The acid test of any industrial policy is the measure of progress in creating new or better products and new sources of wealth. The outcome of three decades of European high-tech policy makes a mockery of the promise. The mind-boggling subsidies intended to make the European electronics industry globally competitive were wasted on backward research laboratories and badly managed companies. In 1984, when the Commission opened the throttle of public money, 12 European companies – large and small – were producing computers. They became accustomed to public-cash infusions and developed a dependency culture. Ten years later, they had disappeared or closed their computer division.

In a globalised economy, to be of any value, research must be world-class. The prestigious American universities are private institutions having close links with industry. China’s universities graduate 500,000 students a year with degrees in science and engineering. Japan’s universities turn out more engineering graduates than the American colleges. Compared to the US and Asia, very few European students take science subjects and maths. As a result, industry has severe difficulties to hire trained personnel, which hampers the ability grow and innovate. Near-gratuity yields a democratic access to education, but reduces it to mediocrity. European universities are packed with students who hope to settle down into a comfortable job, which is not the best incentive to develop new ideas and new products. Bright and ambitious scientists and engineers who don’t see opportunities for reward take their talent to the United States. Any new idea requires a visionary appreciation of its potential applications, followed by arduous work to achieve commercial success. In Europe, the entrepreneur who embraces new ideas is a rare breed. Technically trained people prefer a comfortable job in a solid company, rather than the risk and bother of starting a new company.

Competitiveness in industry depends on the spirit of enterprise and educational provision. The prerequisites are creative minds, capital for start-ups and for expansion, world-class research and business-friendly fiscal policies. The high-tech industry is brutally competitive. Its products tend to become obsolete within a few years. Burdened by overregulation, an anti-entrepreneurial climate and exorbitant wage and tax levels, Europe is an inhospitable place for entrepreneurs.

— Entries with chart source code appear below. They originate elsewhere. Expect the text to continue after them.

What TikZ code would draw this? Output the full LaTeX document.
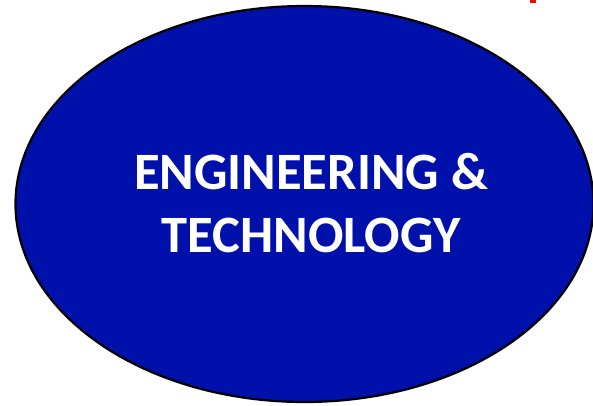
\documentclass[tikz,border=0pt]{standalone}
\usepackage{fontspec}
\setmainfont{Carlito}
\usetikzlibrary{shapes.geometric}
\definecolor{fieldblue}{RGB}{0,16,170}

\begin{document}
\begin{tikzpicture}[x=1pt,y=-1pt]
	\useasboundingbox (0,0) rectangle (593,405);
	\node[ellipse, draw=black, line width=2.2pt, fill=fieldblue, minimum width=578pt, minimum height=396pt, inner sep=0pt] (field) at (304.5,204) {};
	\node[align=center, text=white, font=\bfseries\fontsize{52.5}{63}\selectfont] (title) at (311,203) {ENGINEERING \&\\TECHNOLOGY};
	
	\fill[red] (530,0) rectangle (536,2.5);
\end{tikzpicture}
\end{document}
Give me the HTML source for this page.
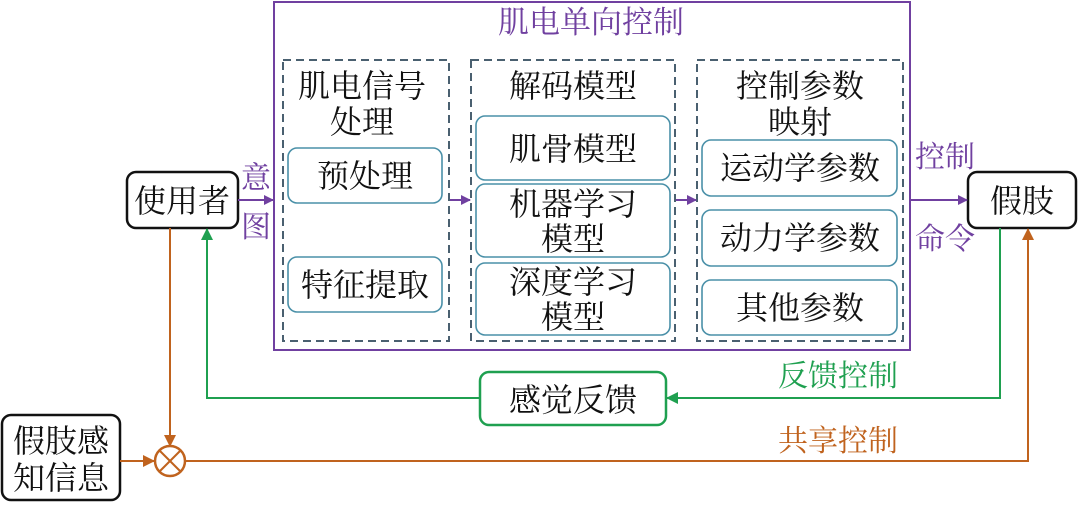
<!DOCTYPE html>
<html><head><meta charset="utf-8"><style>
html,body{margin:0;padding:0;background:#fff;}
svg text{font-family:"Liberation Serif","Noto Serif CJK SC",serif;}
</style></head><body>
<svg width="1080" height="504" viewBox="0 0 1080 504" xmlns="http://www.w3.org/2000/svg">
<defs>
<marker id="ap" markerWidth="10" markerHeight="10" refX="9" refY="5" orient="auto" markerUnits="userSpaceOnUse"><path d="M0,0 L10,5 L0,10 z" fill="#7040a0"/></marker>
<marker id="ag" markerWidth="12" markerHeight="12" refX="11" refY="6" orient="auto" markerUnits="userSpaceOnUse"><path d="M0,0 L12,6 L0,12 z" fill="#1fa050"/></marker>
<marker id="ao" markerWidth="12" markerHeight="12" refX="11" refY="6" orient="auto" markerUnits="userSpaceOnUse"><path d="M0,0 L12,6 L0,12 z" fill="#c0631e"/></marker>
</defs>
<rect x="274" y="2" width="636" height="348" fill="none" stroke="#7040a0" stroke-width="2"/>
<text x="591" y="33" font-size="31" fill="#7040a0" text-anchor="middle">肌电单向控制</text>
<g fill="none" stroke="#4a6070" stroke-width="2" stroke-dasharray="8,5">
<rect x="283" y="60" width="166" height="281"/>
<rect x="471" y="60" width="204" height="281"/>
<rect x="697" y="60" width="206" height="281"/>
</g>
<g font-size="32" fill="#111" text-anchor="middle">
<text x="362" y="97">肌电信号</text><text x="362" y="133">处理</text>
<text x="573" y="97">解码模型</text>
<text x="800" y="97">控制参数</text><text x="800" y="133">映射</text>
</g>
<g fill="#fff" stroke="#4a90a8" stroke-width="1.6">
<rect x="288" y="148" width="154" height="55" rx="9"/>
<rect x="288" y="257" width="154" height="55" rx="9"/>
<rect x="476" y="116" width="194" height="64" rx="9"/>
<rect x="476" y="184" width="194" height="73" rx="9"/>
<rect x="476" y="263" width="194" height="72" rx="9"/>
<rect x="702" y="140" width="195" height="56" rx="9"/>
<rect x="702" y="210" width="195" height="56" rx="9"/>
<rect x="702" y="280" width="195" height="55" rx="9"/>
</g>
<g font-size="32" fill="#111" text-anchor="middle">
<text x="365" y="187">预处理</text>
<text x="365" y="296">特征提取</text>
<text x="573" y="160">肌骨模型</text>
<text x="573" y="215">机器学习</text><text x="573" y="250">模型</text>
<text x="573" y="293">深度学习</text><text x="573" y="328">模型</text>
<text x="800" y="179">运动学参数</text>
<text x="800" y="249">动力学参数</text>
<text x="800" y="319">其他参数</text>
</g>
<rect x="127" y="172" width="111" height="56" rx="9" fill="#fff" stroke="#111" stroke-width="2.5"/>
<text x="182" y="212" font-size="32" fill="#111" text-anchor="middle">使用者</text>
<rect x="968" y="172" width="108" height="56" rx="9" fill="#fff" stroke="#111" stroke-width="2.5"/>
<text x="1022" y="212" font-size="32" fill="#111" text-anchor="middle">假肢</text>
<rect x="2" y="415" width="118" height="85" rx="9" fill="#fff" stroke="#111" stroke-width="2.5"/>
<text x="61" y="452" font-size="32" fill="#111" text-anchor="middle">假肢感</text>
<text x="61" y="489" font-size="32" fill="#111" text-anchor="middle">知信息</text>
<g fill="#7040a0" font-size="30" text-anchor="middle">
<text x="256" y="188">意</text><text x="256" y="237">图</text>
<text x="945" y="167">控制</text><text x="945" y="249">命令</text>
</g>
<g stroke="#7040a0" stroke-width="2">
<line x1="238" y1="200" x2="273" y2="200" marker-end="url(#ap)"/>
<line x1="450" y1="200" x2="470" y2="200" marker-end="url(#ap)"/>
<line x1="676" y1="200" x2="696" y2="200" marker-end="url(#ap)"/>
<line x1="910" y1="200" x2="967" y2="200" marker-end="url(#ap)"/>
</g>
<rect x="480" y="372" width="186" height="53" rx="9" fill="#fff" stroke="#1fa050" stroke-width="2.5"/>
<text x="573" y="411" font-size="32" fill="#111" text-anchor="middle">感觉反馈</text>
<g fill="none" stroke="#1fa050" stroke-width="2">
<polyline points="1000,228 1000,398 667,398" marker-end="url(#ag)"/>
<polyline points="480,398 207,398 207,229" marker-end="url(#ag)"/>
</g>
<text x="838" y="386" font-size="30" fill="#1fa050" text-anchor="middle">反馈控制</text>
<g fill="none" stroke="#c0631e" stroke-width="2">
<line x1="170" y1="228" x2="170" y2="446" marker-end="url(#ao)"/>
<line x1="120" y1="461" x2="154" y2="461" marker-end="url(#ao)"/>
<circle cx="170" cy="461" r="15" stroke-width="2.5"/>
<line x1="159" y1="450" x2="181" y2="472"/><line x1="181" y1="450" x2="159" y2="472"/>
<polyline points="185,461 1028,461 1028,229" marker-end="url(#ao)"/>
</g>
<text x="838" y="451" font-size="30" fill="#c0631e" text-anchor="middle">共享控制</text>
</svg>
</body></html>
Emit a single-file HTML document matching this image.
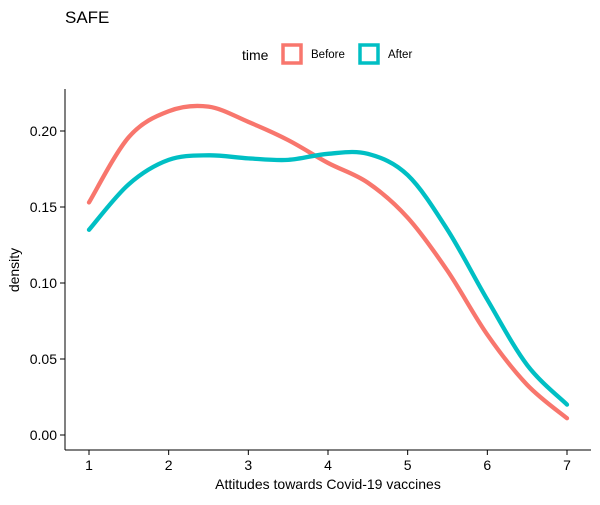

Scientific research, as concocted by Europe’s politicians and bureaucrats, perverts the image of science. The Commission throws money around far and wide. The real issue in scientific research is not quantity, but quality. Switzerland hosts the top university on the European continent. The University of Singapore, a country of 3.3 million inhabitants, ranks among the world’s best. The cardinal mission of the universities resides in providing scientific education and training, and - secondarily - carrying out research activities. Academic research as it is performed in Europe is out of touch with the industry’s cutting-edge issues and will not yield any noteworthy results. The best we can hope for is that the Commission gets out of the way and lets the scientific community and the industry attempt to re-normalize the strategies and procedures of scientific research. We shall then have to wait for research in Europe to become about as tractable and productive as it is in other parts of the world.